Last night, another of the people who spoke at the Peace Ball: Voices of Hope and Resistance was Medea Benjamin, co-founder of CODEPINK. She recently returned from Pakistan, where she traveled with families of drone victims.

MEDEA BENJAMIN: Just remember, the drone policy is one where the U.S. is telling the world we can go anywhere in the world we want, kill anyone we want, on the basis of secret information. It is a policy that is inhumane. It is a policy that is counterproductive. And it is a policy that is totally illegal according to international law. And it’s something that must be stopped.
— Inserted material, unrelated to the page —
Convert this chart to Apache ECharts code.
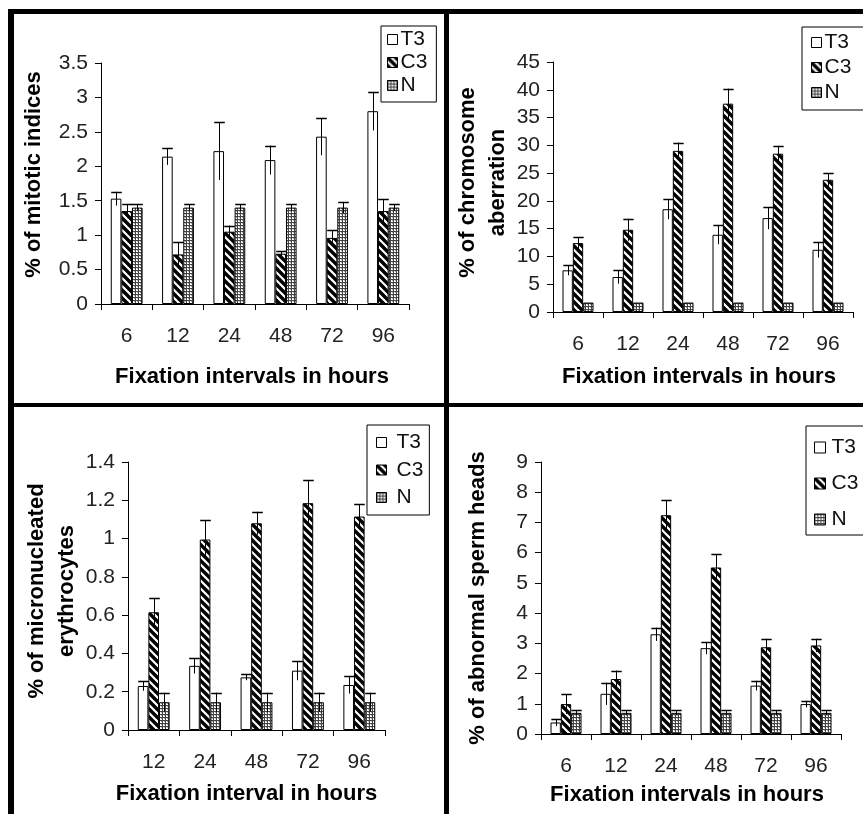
<!DOCTYPE html>
<html>
<head>
<meta charset="utf-8">
<script src="https://cdn.jsdelivr.net/npm/echarts@6/dist/echarts.min.js"></script>
<style>html,body{margin:0;padding:0;background:#fff}#c{width:863px;height:814px}</style>
</head>
<body>
<div id="c"></div>
<script>
// ---------- data ----------
const seriesNames = ['T3', 'C3', 'N'];

const hours6 = ['6', '12', '24', '48', '72', '96'];
const hours5 = ['12', '24', '48', '72', '96'];

// Panel 1: mitotic indices
const mitT3 = [1.53, 2.14, 2.22, 2.09, 2.43, 2.80];
const mitT3Err = [0.10, 0.12, 0.42, 0.21, 0.27, 0.28];
const mitC3 = [1.35, 0.72, 1.05, 0.73, 0.96, 1.35];
const mitC3Err = [0.10, 0.18, 0.09, 0.04, 0.11, 0.17];
const mitN = [1.40, 1.40, 1.40, 1.40, 1.40, 1.40];
const mitNErr = [0.05, 0.05, 0.05, 0.05, 0.08, 0.05];

// Panel 2: chromosome aberration
const caT3 = [7.5, 6.3, 18.5, 13.9, 16.9, 11.2];
const caT3Err = [0.9, 1.2, 1.8, 1.7, 2.0, 1.4];
const caC3 = [12.4, 14.8, 29.0, 37.5, 28.5, 23.8];
const caC3Err = [1.1, 2.0, 1.5, 2.7, 1.4, 1.2];
const caN = [1.7, 1.7, 1.7, 1.7, 1.7, 1.7];
const caNErr = [0, 0, 0, 0, 0, 0];

// Panel 3: micronucleated erythrocytes
const mnT3 = [0.23, 0.335, 0.275, 0.31, 0.235];
const mnT3Err = [0.025, 0.04, 0.015, 0.05, 0.045];
const mnC3 = [0.615, 0.995, 1.08, 1.185, 1.115];
const mnC3Err = [0.075, 0.10, 0.06, 0.12, 0.065];
const mnN = [0.145, 0.145, 0.145, 0.145, 0.145];
const mnNErr = [0.05, 0.05, 0.05, 0.05, 0.05];

// Panel 4: abnormal sperm heads
const shT3 = [0.38, 1.33, 3.3, 2.84, 1.6, 0.99];
const shT3Err = [0.12, 0.37, 0.22, 0.2, 0.16, 0.11];
const shC3 = [0.99, 1.82, 7.24, 5.51, 2.87, 2.93];
const shC3Err = [0.33, 0.28, 0.49, 0.44, 0.28, 0.22];
const shN = [0.7, 0.7, 0.7, 0.7, 0.7, 0.7];
const shNErr = [0.08, 0.08, 0.08, 0.08, 0.08, 0.08];

const yTitles = ['% of mitotic indices', '% of chromosome\naberration', '% of micronucleated\nerythrocytes', '% of abnormal sperm heads'];
const xTitles = ['Fixation intervals in hours', 'Fixation intervals in hours', 'Fixation interval in hours', 'Fixation intervals in hours'];
const yMax = [3.5, 45, 1.4, 9];
const yStep = [0.5, 5, 0.2, 1];

// ---------- patterns ----------
function hatch() {
  const c = document.createElement('canvas');
  c.width = 8; c.height = 8;
  const g = c.getContext('2d');
  g.fillStyle = '#fff'; g.fillRect(0, 0, 8, 8);
  g.strokeStyle = '#000'; g.lineWidth = 3.4;
  g.beginPath();
  g.moveTo(-2, -2); g.lineTo(10, 10);
  g.moveTo(-10, -2); g.lineTo(2, 10);
  g.moveTo(6, -2); g.lineTo(18, 10);
  g.stroke();
  return c;
}
function dots() {
  const c = document.createElement('canvas');
  c.width = 3; c.height = 3;
  const g = c.getContext('2d');
  g.fillStyle = '#fff'; g.fillRect(0, 0, 3, 3);
  g.fillStyle = '#444';
  g.fillRect(0, 0, 3, 1);
  g.fillRect(0, 0, 1, 3);
  g.fillStyle = '#aaa';
  g.fillRect(2, 1, 1, 1);
  return c;
}
const fills = ['#ffffff', { image: hatch(), repeat: 'repeat' }, { image: dots(), repeat: 'repeat' }];

// ---------- layout ----------
const grids = [
  { left: 101, top: 63, right: 454, bottom: 510 },
  { left: 553, top: 62, right: 10, bottom: 502 },
  { left: 128, top: 462, right: 478, bottom: 84 },
  { left: 541, top: 462, right: 22, bottom: 80 }
];
const yNameGap = [52, 31, 46, 48];
const yNamePad = [[0, 0, 0, 18], [0, 0, 0, 9], [0, 0, 0, 10], [0, 0, 0, 0]];
const xNameGap = [62, 54, 53, 50];
const xNamePad = [[0, 6, 0, 0], [0, 8, 0, 0], [0, 20, 0, 0], [0, 8, 0, 0]];
const legends = [
  { left: 381, top: 26, gap: 2, pad: [3, 9, 6, 6], textPad: -2, icon: 10 },
  { left: 802, top: 27, gap: 4, pad: [5, 14, 7, 9], textPad: -2, icon: 10 },
  { left: 367, top: 425, gap: 6.5, pad: [7, 6, 7, 9], textPad: 5, icon: 10 },
  { left: 806, top: 426, gap: 15, pad: [11, 20, 5, 8], textPad: 1, icon: 11 }
];

const panels = [
  { cats: hours6, vals: [mitT3, mitC3, mitN], errs: [mitT3Err, mitC3Err, mitNErr] },
  { cats: hours6, vals: [caT3, caC3, caN], errs: [caT3Err, caC3Err, caNErr] },
  { cats: hours5, vals: [mnT3, mnC3, mnN], errs: [mnT3Err, mnC3Err, mnNErr] },
  { cats: hours6, vals: [shT3, shC3, shN], errs: [shT3Err, shC3Err, shNErr] }
];

const tickFont = '"Liberation Sans", Arial, sans-serif';
const boldFont = '"Liberation Sans", Arial, sans-serif';
const CAT_GAP = 0.38;

const option = {
  backgroundColor: '#fff',
  animation: false,
  grid: grids.map(g => Object.assign({ containLabel: false }, g)),
  legend: legends.map((l, i) => ({
    data: seriesNames,
    orient: 'vertical',
    left: l.left, top: l.top,
    itemWidth: l.icon, itemHeight: l.icon,
    itemGap: l.gap,
    icon: 'rect',
    borderColor: '#000', borderWidth: 1,
    padding: l.pad,
    selectedMode: false,
    textStyle: { fontFamily: tickFont, fontSize: 21, color: '#111', lineHeight: 20, padding: [0, 0, 0, l.textPad] },
    itemStyle: { borderColor: '#000', borderWidth: 1 }
  })),
  xAxis: panels.map((p, i) => ({
    type: 'category', gridIndex: i, data: p.cats,
    name: xTitles[i], nameLocation: 'middle', nameGap: xNameGap[i],
    nameTextStyle: { fontFamily: boldFont, fontWeight: 'bold', fontSize: 22, color: '#000', padding: xNamePad[i] },
    axisLine: { lineStyle: { color: '#000', width: 1 } },
    axisTick: { show: true, length: 6, lineStyle: { color: '#000' } },
    axisLabel: { fontFamily: tickFont, fontSize: 21, color: '#222', margin: 22 },
    splitLine: { show: false }
  })),
  yAxis: panels.map((p, i) => ({
    type: 'value', gridIndex: i, min: 0, max: yMax[i], interval: yStep[i],
    name: yTitles[i], nameLocation: 'middle', nameGap: yNameGap[i],
    nameTextStyle: { fontFamily: boldFont, fontWeight: 'bold', fontSize: 22, color: '#000', lineHeight: 30, padding: yNamePad[i] },
    axisLine: { show: true, lineStyle: { color: '#000', width: 1 } },
    axisTick: { show: true, length: 6, lineStyle: { color: '#000' } },
    axisLabel: { fontFamily: tickFont, fontSize: 21, color: '#222', margin: 13 },
    splitLine: { show: false }
  })),
  graphic: [
    { type: 'rect', shape: { x: 8, y: 9, width: 855, height: 5 }, style: { fill: '#000' }, z: 100 },
    { type: 'rect', shape: { x: 8, y: 9, width: 6, height: 805 }, style: { fill: '#000' }, z: 100 },
    { type: 'rect', shape: { x: 444, y: 9, width: 5, height: 805 }, style: { fill: '#000' }, z: 100 },
    { type: 'rect', shape: { x: 8, y: 403, width: 855, height: 4 }, style: { fill: '#000' }, z: 100 }
  ],
  series: []
};

panels.forEach((p, pi) => {
  seriesNames.forEach((name, si) => {
    option.series.push({
      type: 'bar', name: name, xAxisIndex: pi, yAxisIndex: pi,
      data: p.vals[si],
      barGap: '0%', barCategoryGap: (CAT_GAP * 100) + '%',
      itemStyle: { color: fills[si], borderColor: '#000', borderWidth: 1 },
      emphasis: { disabled: true }
    });
  });
  seriesNames.forEach((name, si) => {
    option.series.push({
      type: 'custom', name: name, xAxisIndex: pi, yAxisIndex: pi, z: 10,
      data: p.vals[si].map((v, k) => [k, v, p.errs[si][k]]),
      encode: { x: 0, y: 1 },
      renderItem: function (params, api) {
        const e = api.value(2);
        if (!e) return null;
        const k = api.value(0), v = api.value(1);
        const top = api.coord([k, v + e]);
        const bot = api.coord([k, Math.max(0, v - e)]);
        const bw = api.size([1, 0])[0] * (1 - CAT_GAP) / 3;
        const x = Math.round(top[0] + (si - 1) * bw) + 0.5;
        const half = bw / 2;
        return {
          type: 'group',
          children: [
            { type: 'line', shape: { x1: x, y1: top[1], x2: x, y2: bot[1] }, style: { stroke: '#000', lineWidth: 1 } },
            { type: 'line', shape: { x1: x - half, y1: Math.round(top[1]) + 0.5, x2: x + half, y2: Math.round(top[1]) + 0.5 }, style: { stroke: '#000', lineWidth: 1.5 } }
          ]
        };
      }
    });
  });
});

const chart = echarts.init(document.getElementById('c'), null, { renderer: 'canvas' });
chart.setOption(option);
</script>
</body>
</html>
So we were recently in Pakistan, a group of 34 very brave Americans, not only from CODEPINK, but groups like Veterans for Peace, that went to say to the Pakistanis, “We do not support the drone program, and we care about you and your lives. Your lives are as precious as our lives.” And when we were in a meeting with hundreds and hundreds of Pashtun men, one of them stood up, and he said—put his hand on his heart, and he said, “If you have come here to win our hearts and minds, you have done so.” And it showed us that if we go around the world showing we care about other people’s lives, if we go around the world spreading compassion and kindness, we will get love back in return. So let’s go out spreading a lot of love, and let’s make sure that we force our Congress and our president to represent the policies of kindness and compassion that we, as Americans, hold dear.

AMY GOODMAN: Medea Benjamin speaking last night at the Peace Ball. Last week, when the National Rifle Association held its first news conference after the Newtown massacre, she was there holding a sign saying the NRA had blood on its hands. She was taken out by security as Wayne LaPierre, one of the heads of the NRA, spoke. This is Democracy Now!, democracynow.org, The War and Peace Report.